Nadirah Angail recently beautifully wrote a post, describing the pain of many women when it relates to having children. This post focuses on the pain of three women. The first woman mourns because she has not been able to have children. The second woman deals with criticism because she has a large family (5 kids). The third woman deals with only having one child. As a woman that only has one child and who desperately wants more, she describes my pain very thoroughly. And I appreciate her efforts to bring light to my situation, but I don’t agree with her conclusion.
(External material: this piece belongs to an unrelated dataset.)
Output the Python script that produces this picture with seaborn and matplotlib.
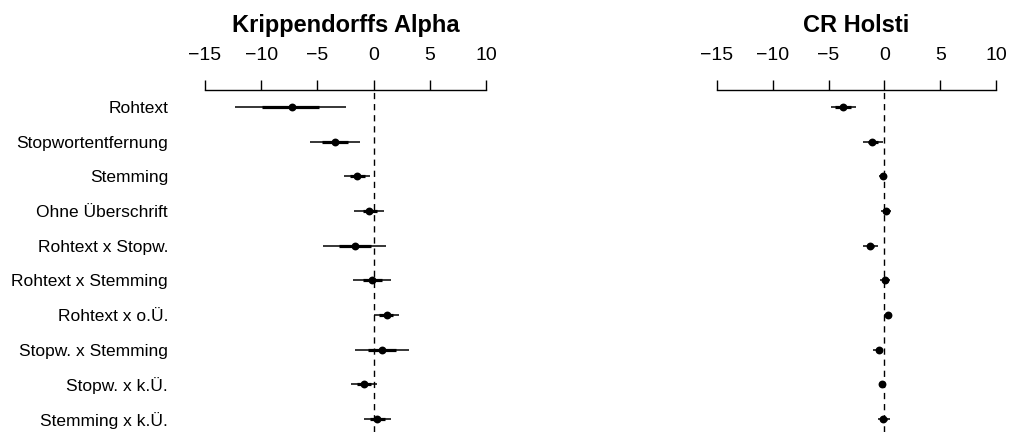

Her conclusion is this: “These women are everywhere. They are our neighbors, our friends, our sisters, our co-workers, our cousins. They have no use for our advice or opinions. Their wombs are their own. Let’s respect that.”
For the most part, I would agree with her. But not talking about my pain doesn’t make my situation better. Now, I don’t need my pain to be the center of every conversation, but we don’t need to completely avoid the topic. If we talk about it, I hurt. If we don’t talk about it, I still hurt. But please be careful with your advice or opinion. I don’t need everyone’s opinions, but I could use everyone’s support. Anyone with pain (which will eventually be us all) needs the support of others. Let’s look at the way the Bible tells us to support one another.
Prayer (James 5:16). Pray that I will have more kids. Pray that I will be healthy for my kids. Pray that I will have understanding as I wait for God’s timing.
Love (John 13:35). Please be careful what you say or imply.
Honor (Romans 12:10). Please don’t belittle my situation. Please respect me.
Care (1 Corinthians 12:25). We are called to take care of one another like we would our own body parts.
Comfort (2 Corinthians 13:11) Sometimes, we need others to acknowledge our pain.
Be gentle and patient (Ephesians 4:2)
Encourage (1 Thessalonians 5:15). Sometimes, we need others to say, “I know it is hard, but you can do it.”
There are many more ways to support one another. The Bible is full of suggestions, because, as people, we were not made to be alone. God wants us to be in a relationship with Him and other people. The point of this blog is that sometimes we allow our pain to separate us from others. That is what the deceiver wants. He wants us to feel alone and ashamed of our pain. He wants us to feel like we have to deal with it by ourselves.
But that is not how God created us. Healing comes from God, often through other people. He wants to use our pain for His glory, not to destroy us.